The airline industry certainly has problems with consumer batteries in carry-ons and occasionally in checked baggage. passenger jets all now carry laptop fire containment bags. And they get used. But not every day despite the jillions of cheapass consumer products people carry. Aviation certifiable batteries are a whole different level of quality. Yes, it’s still a maturing tech, and lessons are still being (expensively) learned, such as the B787 battery problems of now 11(!) years ago.
Yeah, I thought about the gender thing. The cartoonist could have used a 170-pound male athlete. (Male, because a 350-pound woman would really be offensive.) Obviously airlines can’t allot a certain weight for passengers and their baggage (actually now that I think about it, they probably do), and then weigh each passenger.
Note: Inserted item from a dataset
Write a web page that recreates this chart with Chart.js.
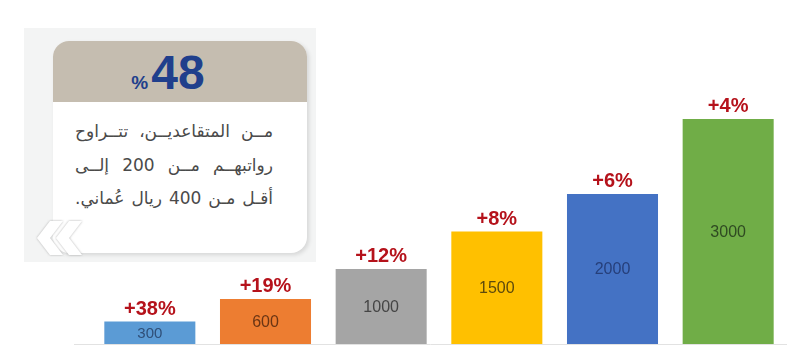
<!DOCTYPE html>
<html lang="ar">
<head>
<meta charset="utf-8">
<script src="https://cdn.jsdelivr.net/npm/chart.js@4/dist/chart.umd.min.js"></script>
<style>
  body { margin: 0; background: #fff; }
  #wrap { position: relative; width: 795px; height: 362px; overflow: hidden; }
  #panel { position: absolute; left: 24px; top: 28px; width: 292px; height: 234px; background: #f3f4f4; }
  #card {
    position: absolute; left: 53px; top: 41px; width: 254px; height: 212px;
    background: #fff; border-radius: 16px; overflow: hidden;
    box-shadow: 2px 2px 4px rgba(0,0,0,0.12);
  }
  #card .head {
    height: 61px; background: #c5bdb0; text-align: center; direction: ltr;
    font-family: "Liberation Sans", Arial, sans-serif; color: #203f8c;
    padding-right: 24px; box-sizing: border-box;
  }
  #card .head .num { font-size: 48px; font-weight: bold; line-height: 63px; }
  #card .head .pct { font-size: 19px; font-weight: bold; margin-right: 3px; }
  #card .body {
    direction: rtl; text-align: justify; text-align-last: justify;
    font-family: "DejaVu Sans", "Noto Sans", sans-serif; font-size: 17px; color: #4a4a4a;
    padding: 13px 34px 0 22px; line-height: 33.5px;
  }
  #card .body div { text-align-last: justify; }
  #chev { position: absolute; left: 30px; top: 217px; }
</style>
</head>
<body>
<div id="wrap">
  <canvas id="salaryChart" width="795" height="362"></canvas>
  <div id="panel"></div>
  <div id="card">
    <div class="head"><span class="pct">%</span><span class="num">48</span></div>
    <div class="body">
      <div>مــن المتقاعديــن، تتــراوح</div>
      <div>رواتبهــم مــن 200 إلــى</div>
      <div>أقـل مـن 400 ريال عُماني.</div>
    </div>
  </div>
  <svg id="chev" width="62" height="42" viewBox="0 0 62 42">
    <defs>
      <filter id="sh" x="-20%" y="-20%" width="140%" height="140%">
        <feDropShadow dx="0" dy="0" stdDeviation="1.2" flood-color="#999" flood-opacity="0.8"/>
      </filter>
    </defs>
    <polygon points="20,4 33,4 20,21 33,38 20,38 7,21" fill="#fff" filter="url(#sh)"/>
    <polygon points="39,4 52,4 39,21 52,38 39,38 26,21" fill="#fff" filter="url(#sh)"/>
  </svg>
</div>
<script>
const categories = ['300', '600', '1000', '1500', '2000', '3000'];
const salaryValues = [300, 600, 1000, 1500, 2000, 3000];
const increaseLabels = ['+38%', '+19%', '+12%', '+8%', '+6%', '+4%'];
const barColors = ['#5b9bd5', '#ed7d31', '#a5a5a5', '#ffc000', '#4472c4', '#70ad47'];
const valueTextColors = ['#2f4f78', '#6a3514', '#454545', '#5e4a0c', '#263f7a', '#2f4a22'];

const labelsPlugin = {
    id: 'barLabels',
    beforeDatasetsDraw(chart) {
        const { ctx, scales } = chart;
        const y0 = Math.round(scales.y.getPixelForValue(0)) + 0.5;
        ctx.save();
        ctx.strokeStyle = '#e2e2e2';
        ctx.lineWidth = 1;
        ctx.beginPath();
        ctx.moveTo(74, y0);
        ctx.lineTo(787, y0);
        ctx.stroke();
        ctx.restore();
    },
    afterDatasetsDraw(chart) {
        const { ctx } = chart;
        const meta = chart.getDatasetMeta(0);
        ctx.save();
        ctx.textAlign = 'center';
        meta.data.forEach((bar, i) => {
            const mid = (bar.y + bar.base) / 2;
            ctx.fillStyle = valueTextColors[i];
            ctx.font = (i === 0 ? '15px' : '16px') + ' "Liberation Sans", Arial, sans-serif';
            ctx.textBaseline = 'middle';
            ctx.fillText(categories[i], bar.x, mid + 1);

            ctx.fillStyle = '#b5121b';
            ctx.font = 'bold 20px "Liberation Sans", Arial, sans-serif';
            ctx.textBaseline = 'alphabetic';
            ctx.fillText(increaseLabels[i], bar.x, bar.y - 7);
        });
        ctx.restore();
    }
};

new Chart(document.getElementById('salaryChart'), {
    type: 'bar',
    data: {
        labels: categories,
        datasets: [{
            data: salaryValues,
            backgroundColor: barColors,
            borderWidth: 0,
            categoryPercentage: 1,
            barPercentage: 0.787
        }]
    },
    options: {
        responsive: false,
        animation: false,
        layout: { padding: { left: 92, right: 9, top: 44, bottom: 18 } },
        plugins: { legend: { display: false }, tooltip: { enabled: false } },
        scales: {
            x: { display: false },
            y: { display: false, min: 0, max: 4000 }
        }
    },
    plugins: [labelsPlugin]
});
</script>
</body>
</html>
But it does seem unfair that passengers should be charged for ‘excess baggage’ if they don’t exceed the weight and balance standard the airline uses.
The regs are the regs and human vanity is human vanity.
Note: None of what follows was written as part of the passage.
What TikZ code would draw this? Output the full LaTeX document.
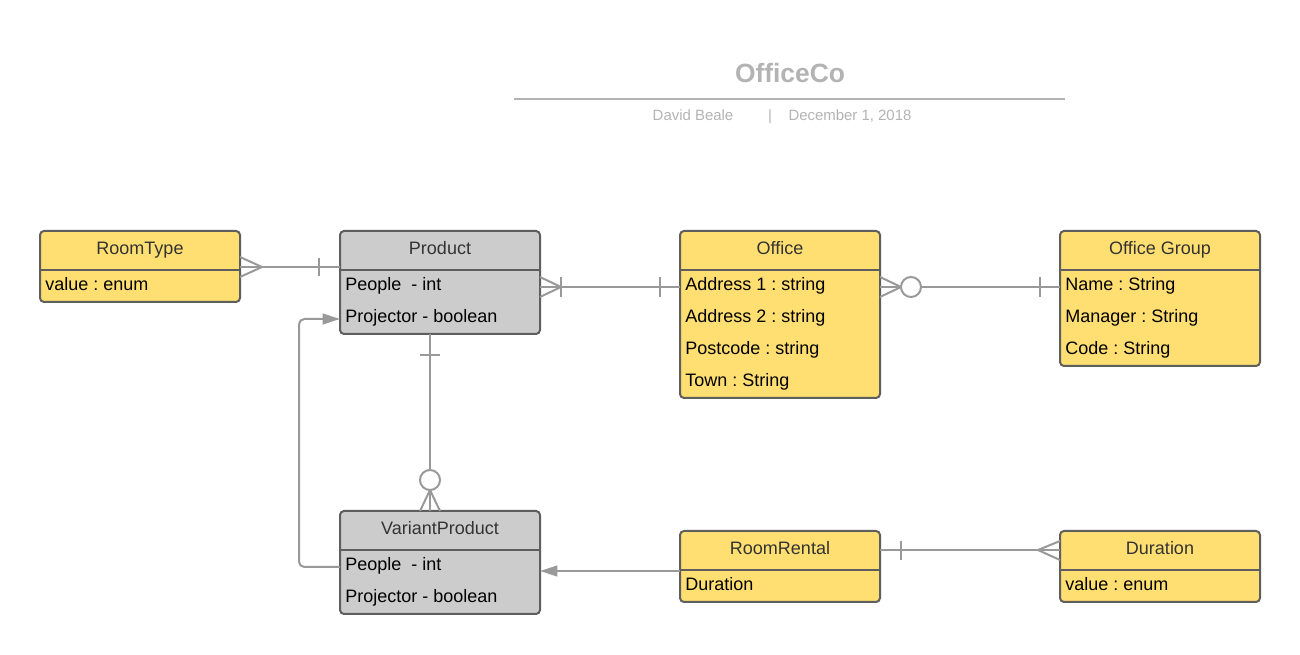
\documentclass[tikz,border=0pt]{standalone}
\usepackage{fontspec}
\setmainfont{Liberation Sans}
\usetikzlibrary{arrows.meta}
\frenchspacing

\definecolor{entyellow}{HTML}{FFDF71}
\definecolor{entgrey}{HTML}{CCCCCC}
\definecolor{boxline}{HTML}{5E5E5E}
\definecolor{linkgrey}{HTML}{999999}
\definecolor{headtext}{HTML}{333333}
\definecolor{pagetitle}{HTML}{B3B3B3}

\tikzset{
    entity/.style={draw=boxline, line width=1.5pt, rounded corners=3pt, anchor=north west, inner sep=0pt, outer sep=0pt, minimum width=150pt},
    yellowbox/.style={entity, fill=entyellow},
    greybox/.style={entity, fill=entgrey},
    divider/.style={draw=boxline, line width=1.5pt},
    heading/.style={font=\fontsize{13.5}{16}\selectfont, text=headtext, anchor=base, inner sep=0pt},
    field/.style={font=\fontsize{13.5}{16}\selectfont, anchor=base west, inner sep=0pt},
    subtitle/.style={font=\fontsize{11.2}{13}\selectfont, text=pagetitle, anchor=base, inner sep=0pt},
    link/.style={draw=linkgrey, line width=1.5pt},
    arrowlink/.style={link, -{Triangle[length=13pt,width=8pt]}, color=linkgrey}
}

\begin{document}
\begin{tikzpicture}[x=0.75pt, y=-0.75pt]
    \useasboundingbox (0,0) rectangle (1300,655);

    % header
    \node (title) at (790,73) [font=\fontsize{19.8}{22}\selectfont\bfseries, text=pagetitle] {OfficeCo};
    \draw [pagetitle, line width=1.5pt] (514,99) -- (1065,99);
    \node (author) at (693,121) [subtitle] {David Beale};
    \node (sep) at (770,121) [subtitle] {|};
    \node (date) at (850,121) [subtitle] {December 1, 2018};

    % RoomType
    \node (rt) at (40,231) [yellowbox, minimum height=53.25pt] {};
    \draw [divider] (40,270) -- (240,270);
    \node (rthead) at (140,254.5) [heading] {RoomType};
    \node (rtval) at (45,291) [field] {value : enum};

    % Product
    \node (prod) at (340,231) [greybox, minimum height=77.25pt] {};
    \draw [divider] (340,270) -- (540,270);
    \node (prodhead) at (440,254.5) [heading] {Product};
    \node (prodpeople) at (345,291) [field] {People\ \ - int};
    \node (prodproj) at (345,323) [field] {Projector - boolean};

    % Office
    \node (office) at (680,231) [yellowbox, minimum height=125.25pt] {};
    \draw [divider] (680,270) -- (880,270);
    \node (officehead) at (780,254.5) [heading] {Office};
    \node (addr1) at (685,291) [field] {Address 1 : string};
    \node (addr2) at (685,323) [field] {Address 2 : string};
    \node (postcode) at (685,355) [field] {Postcode : string};
    \node (town) at (685,387) [field] {Town : String};

    % Office Group
    \node (og) at (1060,231) [yellowbox, minimum height=101.25pt] {};
    \draw [divider] (1060,270) -- (1260,270);
    \node (oghead) at (1160,254.5) [heading] {Office Group};
    \node (ogname) at (1065,291) [field] {Name : String};
    \node (ogmanager) at (1065,323) [field] {Manager : String};
    \node (ogcode) at (1065,355) [field] {Code : String};

    % VariantProduct
    \node (vp) at (340,511) [greybox, minimum height=77.25pt] {};
    \draw [divider] (340,550) -- (540,550);
    \node (vphead) at (440,534.5) [heading] {VariantProduct};
    \node (vppeople) at (345,571) [field] {People\ \ - int};
    \node (vpproj) at (345,603) [field] {Projector - boolean};

    % RoomRental
    \node (rental) at (680,531) [yellowbox, minimum height=53.25pt] {};
    \draw [divider] (680,570) -- (880,570);
    \node (rentalhead) at (780,554.5) [heading] {RoomRental};
    \node (rentaldur) at (685,591) [field] {Duration};

    % Duration
    \node (dur) at (1060,531) [yellowbox, minimum height=53.25pt] {};
    \draw [divider] (1060,570) -- (1260,570);
    \node (durhead) at (1160,554.5) [heading] {Duration};
    \node (durval) at (1065,591) [field] {value : enum};

    % RoomType -- Product
    \draw [link] (rt.east |- 0,267) -- (prod.west |- 0,267);
    \draw [link] (rt.east |- 0,257) -- (262,267) -- (rt.east |- 0,277);
    \draw [link] (319,258) -- (319,276);

    % Product -- Office
    \draw [link] (prod.east |- 0,287) -- (office.west |- 0,287);
    \draw [link] (prod.east |- 0,277) -- (561,287) -- (prod.east |- 0,297);
    \draw [link] (561,277) -- (561,297);
    \draw [link] (660,277) -- (660,297);

    % Office -- Office Group
    \draw [link] (office.east |- 0,287) -- (og.west |- 0,287);
    \draw [link] (office.east |- 0,277) -- (901,287) -- (office.east |- 0,297);
    \draw [link, fill=white] (911,287) circle (7.5pt);
    \draw [link] (1040,277) -- (1040,297);

    % Product -- VariantProduct
    \draw [link] (prod.south -| 430,0) -- (vp.north -| 430,0);
    \draw [link] (420,355) -- (440,355);
    \draw [link] (vp.north -| 420,0) -- (430,490) -- (vp.north -| 440,0);
    \draw [link, fill=white] (430,480) circle (7.5pt);

    % VariantProduct -> Product
    \draw [arrowlink, rounded corners=4pt] (vp.west |- 0,567) -- (299,567) -- (299,319) -- (prod.west |- 0,319);

    % RoomRental -> VariantProduct
    \draw [arrowlink] (rental.west |- 0,571) -- (vp.east |- 0,571);

    % RoomRental -- Duration
    \draw [link] (rental.east |- 0,550) -- (dur.west |- 0,550);
    \draw [link] (901,541) -- (901,560);
    \draw [link] (dur.west |- 0,541) -- (1038,550) -- (dur.west |- 0,560);
\end{tikzpicture}
\end{document}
If I was king we’d weigh all of the people and all of the carry-ons as well as all the hold baggage which is weighed now. That’s legitimately for W&B purposes.
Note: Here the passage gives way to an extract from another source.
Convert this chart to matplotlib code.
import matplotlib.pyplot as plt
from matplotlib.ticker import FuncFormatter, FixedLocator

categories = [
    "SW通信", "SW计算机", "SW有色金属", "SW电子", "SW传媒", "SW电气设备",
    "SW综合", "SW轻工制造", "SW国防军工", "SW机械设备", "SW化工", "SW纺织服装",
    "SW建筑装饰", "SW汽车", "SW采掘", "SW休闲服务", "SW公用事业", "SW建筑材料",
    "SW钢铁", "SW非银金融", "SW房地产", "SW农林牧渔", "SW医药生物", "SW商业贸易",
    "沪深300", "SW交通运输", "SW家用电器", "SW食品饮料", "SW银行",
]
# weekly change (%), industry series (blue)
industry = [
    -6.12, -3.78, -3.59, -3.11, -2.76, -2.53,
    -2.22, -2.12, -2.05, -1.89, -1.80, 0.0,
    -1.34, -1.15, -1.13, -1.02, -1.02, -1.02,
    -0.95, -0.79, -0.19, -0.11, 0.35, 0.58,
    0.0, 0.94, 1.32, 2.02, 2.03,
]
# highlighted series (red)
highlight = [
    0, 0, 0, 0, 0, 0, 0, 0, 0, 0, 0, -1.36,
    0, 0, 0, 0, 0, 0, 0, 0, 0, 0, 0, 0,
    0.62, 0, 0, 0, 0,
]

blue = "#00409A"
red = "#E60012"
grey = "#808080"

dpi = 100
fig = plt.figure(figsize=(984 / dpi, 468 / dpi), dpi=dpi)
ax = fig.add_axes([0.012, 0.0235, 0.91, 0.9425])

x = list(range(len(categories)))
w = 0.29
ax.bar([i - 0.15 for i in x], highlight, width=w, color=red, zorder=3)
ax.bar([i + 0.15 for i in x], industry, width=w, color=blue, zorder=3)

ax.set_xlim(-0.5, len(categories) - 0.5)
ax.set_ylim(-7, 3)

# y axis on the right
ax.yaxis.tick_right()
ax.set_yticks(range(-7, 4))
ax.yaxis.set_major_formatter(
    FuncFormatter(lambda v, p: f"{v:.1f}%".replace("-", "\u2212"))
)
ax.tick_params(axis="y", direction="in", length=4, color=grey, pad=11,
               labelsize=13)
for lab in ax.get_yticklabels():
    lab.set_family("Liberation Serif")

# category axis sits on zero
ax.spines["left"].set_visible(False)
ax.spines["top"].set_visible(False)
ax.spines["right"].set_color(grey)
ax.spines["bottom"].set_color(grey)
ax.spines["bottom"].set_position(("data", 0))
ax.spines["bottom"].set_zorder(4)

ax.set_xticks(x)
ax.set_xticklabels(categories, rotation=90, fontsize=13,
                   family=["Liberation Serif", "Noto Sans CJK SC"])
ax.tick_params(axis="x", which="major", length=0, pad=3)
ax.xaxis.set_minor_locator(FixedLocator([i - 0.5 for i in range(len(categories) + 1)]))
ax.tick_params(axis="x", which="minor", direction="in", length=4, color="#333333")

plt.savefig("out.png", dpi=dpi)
Whether and how excess poundage charges for luggage should be set is a marketing matter.
An oversized person charge, or the “buy two seats if you can’t fit in one” idea would be nice. But obviously not gonna happen except if mandated by law. Which law would almost certainly be part of a compromise solution which mandated that seats be sized to accommodate e.g. 80% of actual Americans, with the biggest 20% having to either upgrade to bigger seats in a higher class of service, or buy two.
@LSLGuy Thanks for your thoughts on the Oklahoma City near-accident. I hadn’t considered that, possibly, ATC could have been more helpful than they were during the approach. Maybe.
I think Boeing would do well to bring the executives, management, engineers, and as much manufacturing as practical back to the Seattle area. In theory, you can create a design, send it to a subcontractor, and get back exactly what you ordered. In practice, there is no substitute for meeting with people face-to-face, and seeing what they do. I suppose buying Spirit does bring more of their manufacturing in-house, in a corporate sense, but they’re still more scattered than they should be. Bosses in Virginia, fuselages in Kansas, assembly in Seattle and South Carolina. Every little missed communication is a chance to make a mistake.
Spirit was spun off from Boeing in a spate of corporate cost cutting and shareholder-pleasing shenangians 20 years ago. Boeing or its corporate predecessors has been making major structures in Wichita since the dawn of aviation. Perhaps surprisingly, Wichita is one of the Meccas of US aviation and always has been.
IMO:
The issue isn’t subcontractors per se. It isn’t geography per se. It’s a management culture that says we’re in the business of making money, not making e.g. airplanes.
For simple retailers and websites, and perhaps for real estate agents or social media influencers, paying no attention to anything but delivering the shoddiest possible product at the cheapest possible price with no corner left uncut works great.
For businesses who actually have consequential products with consequences in the real world, not so much. And the more complex your products are, the bigger a mess you can create with the wrong management attitude.
That’s what needs fixing, and Boeing is far from the only such large corporation. But right now they seem to be one of the worst offenders. Perhaps if e.g. Wells Fargo can arrange for some securities trading mistake to trigger the next great Depression, perhaps Boeing will be dethroned. But right now the dunce cap is their crown to be worn.